I find that convincing and a key insight. RL is going to be fundamental to AGI, but he's saying curiosity / unsupervised learning will be necessary. And I say this as a big believer in the need for more work on RL.
This may seem like a naive question, but it's sincere: What makes a scalar reward less effective at modifying a Q function than a scalar error that's used in backprop and assigned to a neural network's coefficients?
reinforcement learning: (after millions of operations you had just performed) out of 1000 you predicted label #136. That's not right, but I won't tell you what you should have done. Also, it could have been right, but maybe you had screwed up something in one of your last 100 predictions and I won't tell you what it was. Good luck.
Take the moment he decided to build a rocket. It was after he had a difficult meeting to buy a russian missile. He quickly roughed out, from first principles, that he should be able to build one himself. The /drive/ to make that analysis was in pursuit of his goal (and required reinforcement learning).
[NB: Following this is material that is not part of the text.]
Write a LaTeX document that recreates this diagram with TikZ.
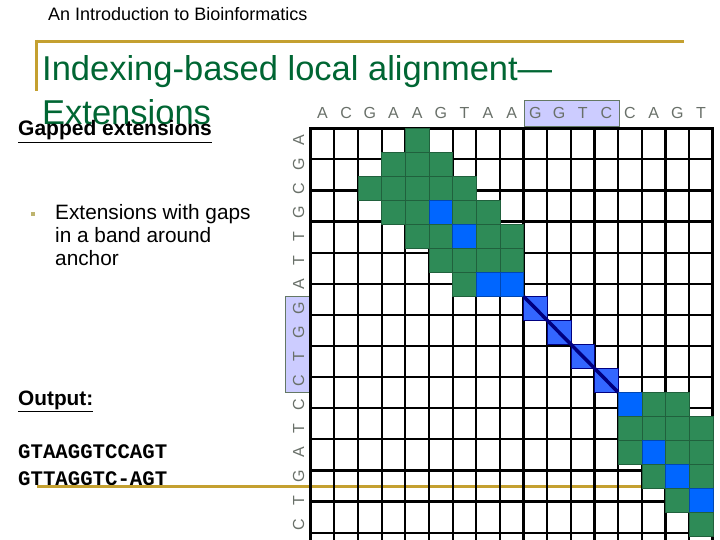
\documentclass[tikz,border=0pt]{standalone}
\usepackage{fontspec}
\setmainfont{Liberation Sans}
\newfontfamily\seqfont{Liberation Mono}
\definecolor{slidegold}{RGB}{196,160,48}
\definecolor{titlegreen}{RGB}{0,102,51}
\definecolor{cellgreen}{RGB}{46,139,87}
\definecolor{cellblue}{RGB}{0,102,255}
\definecolor{anchorblue}{RGB}{51,102,255}
\definecolor{anchorline}{RGB}{0,0,128}
\definecolor{seqbox}{RGB}{204,204,255}
\definecolor{seqboxline}{RGB}{100,120,100}
\definecolor{seqgray}{RGB}{105,112,105}
\definecolor{bulletgold}{RGB}{190,180,110}
\tikzset{
  greencell/.style={fill=cellgreen, draw=cellgreen!70!black, line width=0.5pt},
  bluecell/.style={fill=cellblue, draw=cellblue!70!black, line width=0.5pt},
  anchorcell/.style={fill=anchorblue, draw=anchorline, line width=0.6pt},
  gridline/.style={line width=2.2pt, line cap=rect},
  seqletter/.style={text=seqgray, font=\fontsize{16}{16}\selectfont, inner sep=0pt},
  plaintext/.style={anchor=base west, inner sep=0pt}
}
\def\cell(#1,#2)#3{\draw[#3] ({310.7+23.65*#1},{128.3+24*#2}) rectangle ++(23.65,24);}

\begin{document}
\begin{tikzpicture}[x=1pt,y=-1pt]
	\useasboundingbox (0,0) rectangle (720,540);
	\clip (0,0) rectangle (720,540);
	%%%%% START %%%%%
	
	\draw[slidegold, line width=3pt] (36.5,41.5) -- (684,41.5);
	\draw[slidegold, line width=3pt] (36.5,40) -- (36.5,91);
	\node[plaintext, font=\fontsize{18}{18}\selectfont] (header) at (48,21) {An Introduction to Bioinformatics};
	
	\node[plaintext, text=titlegreen, font=\fontsize{34.5}{34.5}\selectfont] (title) at (42,81) {Indexing-based local alignment—};
	\node[plaintext, text=titlegreen, font=\fontsize{34.5}{34.5}\selectfont] (titlerest) at (42,125) {Extensions};
	\node[plaintext, font=\bfseries\fontsize{21}{21}\selectfont] (gapped) at (18,136) {\underline{Gapped extensions}};
	
	\node[fill=bulletgold, minimum size=4pt, inner sep=0pt] (bullet) at (33,214) {};
	\node[plaintext, font=\fontsize{20.8}{20.8}\selectfont] (band1) at (55,219) {Extensions with gaps};
	\node[plaintext, font=\fontsize{20.8}{20.8}\selectfont] (band2) at (55,242) {in a band around};
	\node[plaintext, font=\fontsize{20.8}{20.8}\selectfont] (band3) at (55,265) {anchor};
	
	\node[plaintext, font=\bfseries\fontsize{20.8}{20.8}\selectfont] (output) at (18,405) {\underline{Output:}};
	\node[plaintext, font=\seqfont\bfseries\fontsize{20.7}{20.7}\selectfont] (seqtop) at (18,458) {GTAAGGTCCAGT};
	\node[plaintext, font=\seqfont\bfseries\fontsize{20.7}{20.7}\selectfont] (seqbottom) at (18,485) {GTTAGGTC-AGT};
	
	\draw[slidegold, line width=3pt] (37,486.7) -- (684,486.7);
	
	% sequence labels
	\draw[fill=seqbox, draw=seqboxline, line width=0.8pt] (524,100) rectangle (619,126.7);
	\draw[fill=seqbox, draw=seqboxline, line width=0.8pt] (285.3,296) rectangle (311,392.3);
	\foreach \l [count=\i from 0] in {A,C,G,A,A,G,T,A,A,G,G,T,C,C,A,G,T}
		\node[seqletter] (top\i) at ({322.5+23.65*\i},113) {\l};
	\foreach \l [count=\i from 0] in {A,G,C,G,T,T,A,G,G,T,C,C,T,A,G,T,C}
		\node[seqletter, rotate=90] (left\i) at (298.5,{140.3+24*\i}) {\l};
	
	% matrix
	\foreach \i in {0,...,17}
		\draw[gridline] ({310.7+23.65*\i},128.3) -- ({310.7+23.65*\i},545);
	\foreach \j in {0,...,13}
		\draw[gridline] (310.7,{128.3+31.1*\j}) -- (712.75,{128.3+31.1*\j});
	\draw[line width=3pt] (310.7,545) -- (310.7,128.3) -- (712.75,128.3) -- (712.75,545);
	
	\cell(4,0){greencell}
	\cell(3,1){greencell} \cell(4,1){greencell} \cell(5,1){greencell}
	\cell(2,2){greencell} \cell(3,2){greencell} \cell(4,2){greencell} \cell(5,2){greencell} \cell(6,2){greencell}
	\cell(3,3){greencell} \cell(4,3){greencell} \cell(5,3){bluecell} \cell(6,3){greencell} \cell(7,3){greencell}
	\cell(4,4){greencell} \cell(5,4){greencell} \cell(6,4){bluecell} \cell(7,4){greencell} \cell(8,4){greencell}
	\cell(5,5){greencell} \cell(6,5){greencell} \cell(7,5){greencell} \cell(8,5){greencell}
	\cell(6,6){greencell} \cell(7,6){bluecell} \cell(8,6){bluecell}
	
	\cell(9,7){anchorcell} \cell(10,8){anchorcell} \cell(11,9){anchorcell} \cell(12,10){anchorcell}
	
	\cell(13,11){bluecell} \cell(14,11){greencell} \cell(15,11){greencell}
	\cell(13,12){greencell} \cell(14,12){greencell} \cell(15,12){greencell} \cell(16,12){greencell}
	\cell(13,13){greencell} \cell(14,13){bluecell} \cell(15,13){greencell} \cell(16,13){greencell}
	\cell(14,14){greencell} \cell(15,14){bluecell} \cell(16,14){greencell}
	\cell(15,15){greencell} \cell(16,15){bluecell}
	\cell(16,16){greencell}
	
	\coordinate (anchorstart) at ({310.7+23.65*9},{128.3+24*7});
	\coordinate (anchorend) at ({310.7+23.65*13},{128.3+24*11});
	\draw[anchorline, line width=3.5pt] (anchorstart) -- (anchorend);
	
	%%%%% END %%%%%
\end{tikzpicture}
\end{document}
But what lifelong process filled his brain with all the complex and nuanced information needed to rapidly draw that conclusion? His curiosity, aka unsupervised learning, which led him to learn so many things over the years that culminated in that moment.
For this reason, I might make the analogy that RL is the "conductor of the symphony", rather than calling it the "cherry on top" as LeCun does here.
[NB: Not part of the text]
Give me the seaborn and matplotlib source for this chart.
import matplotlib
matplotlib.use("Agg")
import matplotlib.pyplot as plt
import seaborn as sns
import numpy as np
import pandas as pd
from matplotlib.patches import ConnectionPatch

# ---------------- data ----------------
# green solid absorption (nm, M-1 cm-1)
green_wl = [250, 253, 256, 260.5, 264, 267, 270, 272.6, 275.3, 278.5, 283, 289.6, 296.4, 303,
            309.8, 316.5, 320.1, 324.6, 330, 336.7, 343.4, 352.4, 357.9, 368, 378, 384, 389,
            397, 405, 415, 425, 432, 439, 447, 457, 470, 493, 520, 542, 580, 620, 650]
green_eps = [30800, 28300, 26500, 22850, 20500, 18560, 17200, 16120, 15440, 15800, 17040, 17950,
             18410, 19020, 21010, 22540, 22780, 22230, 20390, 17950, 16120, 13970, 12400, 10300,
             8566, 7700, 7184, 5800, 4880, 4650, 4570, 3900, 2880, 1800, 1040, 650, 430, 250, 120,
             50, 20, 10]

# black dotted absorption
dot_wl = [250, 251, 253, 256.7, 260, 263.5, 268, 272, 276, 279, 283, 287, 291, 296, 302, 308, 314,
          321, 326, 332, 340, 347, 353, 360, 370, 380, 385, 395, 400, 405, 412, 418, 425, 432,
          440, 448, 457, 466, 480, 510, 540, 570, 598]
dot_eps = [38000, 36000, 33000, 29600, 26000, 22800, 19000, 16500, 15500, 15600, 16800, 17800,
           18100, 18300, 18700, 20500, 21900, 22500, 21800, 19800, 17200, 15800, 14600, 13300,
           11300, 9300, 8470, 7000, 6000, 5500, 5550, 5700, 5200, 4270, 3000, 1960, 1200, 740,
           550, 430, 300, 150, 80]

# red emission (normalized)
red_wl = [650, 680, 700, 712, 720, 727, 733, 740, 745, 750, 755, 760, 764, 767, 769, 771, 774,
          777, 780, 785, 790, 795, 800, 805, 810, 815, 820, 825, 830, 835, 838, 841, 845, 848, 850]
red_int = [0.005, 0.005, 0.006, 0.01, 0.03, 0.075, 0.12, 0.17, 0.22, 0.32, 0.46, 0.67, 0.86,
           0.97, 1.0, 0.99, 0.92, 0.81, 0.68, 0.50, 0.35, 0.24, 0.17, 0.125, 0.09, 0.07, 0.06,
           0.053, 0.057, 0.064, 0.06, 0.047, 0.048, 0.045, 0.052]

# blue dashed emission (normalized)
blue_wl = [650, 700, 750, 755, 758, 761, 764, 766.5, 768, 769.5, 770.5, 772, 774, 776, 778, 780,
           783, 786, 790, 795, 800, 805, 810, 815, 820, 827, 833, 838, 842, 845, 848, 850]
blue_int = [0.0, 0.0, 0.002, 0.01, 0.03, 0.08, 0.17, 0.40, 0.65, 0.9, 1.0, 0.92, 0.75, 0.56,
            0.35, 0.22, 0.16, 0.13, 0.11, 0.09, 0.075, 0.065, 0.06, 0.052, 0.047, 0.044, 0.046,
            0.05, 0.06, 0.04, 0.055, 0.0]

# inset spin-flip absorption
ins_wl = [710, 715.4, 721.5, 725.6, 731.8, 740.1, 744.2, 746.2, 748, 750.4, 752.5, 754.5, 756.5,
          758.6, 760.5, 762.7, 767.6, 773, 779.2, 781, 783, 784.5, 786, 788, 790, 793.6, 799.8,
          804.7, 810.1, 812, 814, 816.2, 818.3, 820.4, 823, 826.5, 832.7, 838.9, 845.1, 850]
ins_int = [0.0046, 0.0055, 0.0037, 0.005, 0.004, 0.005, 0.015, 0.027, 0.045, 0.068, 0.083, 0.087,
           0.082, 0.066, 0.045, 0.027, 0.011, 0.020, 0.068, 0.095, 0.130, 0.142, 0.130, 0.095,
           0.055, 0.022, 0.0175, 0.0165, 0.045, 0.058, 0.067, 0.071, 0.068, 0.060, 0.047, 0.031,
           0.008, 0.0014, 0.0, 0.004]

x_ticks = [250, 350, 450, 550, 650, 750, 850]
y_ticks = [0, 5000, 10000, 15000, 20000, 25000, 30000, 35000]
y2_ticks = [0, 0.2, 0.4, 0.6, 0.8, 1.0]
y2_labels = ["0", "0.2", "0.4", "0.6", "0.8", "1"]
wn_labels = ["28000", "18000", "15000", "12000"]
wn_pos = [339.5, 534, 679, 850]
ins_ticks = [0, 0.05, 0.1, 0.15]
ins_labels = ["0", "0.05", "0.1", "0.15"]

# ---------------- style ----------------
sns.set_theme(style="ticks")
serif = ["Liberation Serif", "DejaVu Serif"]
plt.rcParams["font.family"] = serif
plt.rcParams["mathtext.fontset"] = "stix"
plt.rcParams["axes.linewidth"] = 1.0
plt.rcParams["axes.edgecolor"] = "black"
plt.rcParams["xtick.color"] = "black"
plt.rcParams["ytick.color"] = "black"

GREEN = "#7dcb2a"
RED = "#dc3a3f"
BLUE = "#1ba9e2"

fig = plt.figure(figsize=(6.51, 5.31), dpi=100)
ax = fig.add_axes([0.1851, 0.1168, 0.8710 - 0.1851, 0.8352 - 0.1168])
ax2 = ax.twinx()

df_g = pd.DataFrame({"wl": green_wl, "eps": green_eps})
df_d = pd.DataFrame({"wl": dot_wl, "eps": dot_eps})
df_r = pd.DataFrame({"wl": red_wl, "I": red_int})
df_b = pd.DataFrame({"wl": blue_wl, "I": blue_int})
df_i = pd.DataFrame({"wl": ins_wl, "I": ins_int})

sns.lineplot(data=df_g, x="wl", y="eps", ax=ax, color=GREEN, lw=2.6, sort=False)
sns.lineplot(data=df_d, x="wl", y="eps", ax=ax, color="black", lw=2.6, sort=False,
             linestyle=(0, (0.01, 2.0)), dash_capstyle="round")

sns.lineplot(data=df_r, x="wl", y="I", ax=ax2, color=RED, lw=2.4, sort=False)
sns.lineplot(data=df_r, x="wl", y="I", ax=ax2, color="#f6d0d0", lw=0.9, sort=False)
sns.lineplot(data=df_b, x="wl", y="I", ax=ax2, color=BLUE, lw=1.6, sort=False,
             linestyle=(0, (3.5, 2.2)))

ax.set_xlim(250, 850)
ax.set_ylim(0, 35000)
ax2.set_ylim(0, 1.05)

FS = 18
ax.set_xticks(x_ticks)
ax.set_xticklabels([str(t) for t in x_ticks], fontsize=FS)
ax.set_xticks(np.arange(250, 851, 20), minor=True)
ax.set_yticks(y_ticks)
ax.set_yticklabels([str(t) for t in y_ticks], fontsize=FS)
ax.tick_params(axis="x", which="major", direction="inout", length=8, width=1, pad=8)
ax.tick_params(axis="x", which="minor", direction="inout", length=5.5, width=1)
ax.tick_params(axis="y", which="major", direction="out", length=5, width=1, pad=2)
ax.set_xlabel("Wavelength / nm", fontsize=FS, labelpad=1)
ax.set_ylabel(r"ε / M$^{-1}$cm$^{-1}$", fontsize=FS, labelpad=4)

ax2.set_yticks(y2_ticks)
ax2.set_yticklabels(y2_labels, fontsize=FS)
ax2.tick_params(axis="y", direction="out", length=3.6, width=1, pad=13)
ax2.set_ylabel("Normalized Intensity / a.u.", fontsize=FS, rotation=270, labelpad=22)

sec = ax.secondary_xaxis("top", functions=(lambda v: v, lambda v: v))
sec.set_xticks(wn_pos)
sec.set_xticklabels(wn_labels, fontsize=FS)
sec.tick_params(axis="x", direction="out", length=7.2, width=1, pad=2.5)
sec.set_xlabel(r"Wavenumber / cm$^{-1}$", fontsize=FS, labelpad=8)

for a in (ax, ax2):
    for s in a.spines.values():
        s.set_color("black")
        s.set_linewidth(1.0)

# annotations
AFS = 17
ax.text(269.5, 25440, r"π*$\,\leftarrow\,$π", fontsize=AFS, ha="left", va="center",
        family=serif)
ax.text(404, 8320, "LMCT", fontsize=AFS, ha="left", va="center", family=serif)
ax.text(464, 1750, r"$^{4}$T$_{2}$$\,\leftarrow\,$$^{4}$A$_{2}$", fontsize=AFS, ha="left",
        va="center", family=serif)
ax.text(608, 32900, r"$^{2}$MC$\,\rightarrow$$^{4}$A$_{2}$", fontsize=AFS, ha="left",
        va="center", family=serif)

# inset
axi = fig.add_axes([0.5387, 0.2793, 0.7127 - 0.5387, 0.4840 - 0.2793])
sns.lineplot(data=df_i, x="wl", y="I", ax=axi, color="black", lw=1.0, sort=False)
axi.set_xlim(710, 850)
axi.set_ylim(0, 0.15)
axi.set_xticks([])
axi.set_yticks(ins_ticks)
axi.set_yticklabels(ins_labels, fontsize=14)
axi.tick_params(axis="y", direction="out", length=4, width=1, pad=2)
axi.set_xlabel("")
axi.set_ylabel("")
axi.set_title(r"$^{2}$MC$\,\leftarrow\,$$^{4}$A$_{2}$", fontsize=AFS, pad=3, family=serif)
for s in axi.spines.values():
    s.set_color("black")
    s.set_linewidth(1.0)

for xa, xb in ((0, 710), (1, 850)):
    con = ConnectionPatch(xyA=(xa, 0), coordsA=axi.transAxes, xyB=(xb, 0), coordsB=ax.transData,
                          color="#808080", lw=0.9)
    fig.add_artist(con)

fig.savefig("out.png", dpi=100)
EDIT: followup question: to what extent does DeepMind's Deep-Q learning address the problem of associating remote causes with final outcomes?
In the black-box RL setting, you only see whether what you did was right or wrong, not what the right thing would have been to do. And unlikely a classification system where the output space is relatively small (ImageNet has 1000 classes), an RL agent is searching over an exponentially large space of possible trajectories. Which means that without some additional source of supervision you can spend a long time wandering in the wilderness with no idea of whether what you're doing is reasonable or how to get any reward at all. And when you do get some reward, you have no idea which of the possibly hundreds or thousands of actions you took deserves the credit.
A lot of recent RL research is about finding additional sources of supervision, such as training an agent to mimic the policy of an "expert" (e.g., a search algorithm that runs in a simulator to find an optimal solution, but which requires too much computation to actually apply directly at test time, as in http://arxiv.org/abs/1504.00702), or coming up with proxy objectives like "empowerment" or "curiosity" (which you can define in terms of information theoretic quantities, such as mutual information between the agents' action sequence and future state, e.g. http://arxiv.org/abs/1509.08731) to supplement the actual reward signal. This latter path, the notion of "intrinsic reward" that paulsutter alluded to, is in some sense the merger of RL with unsupervised learning, and a lot of the power is that you're getting new reward signals constantly, not just when you finally manage to achieve some arbitrarily difficult task.
But then I get happy because at least I understand a little bit :)
I would be awesome to have a platform where you get recommendations of what to learn / read or online courses in order to understand a given talk.
Last session was in 2013 though.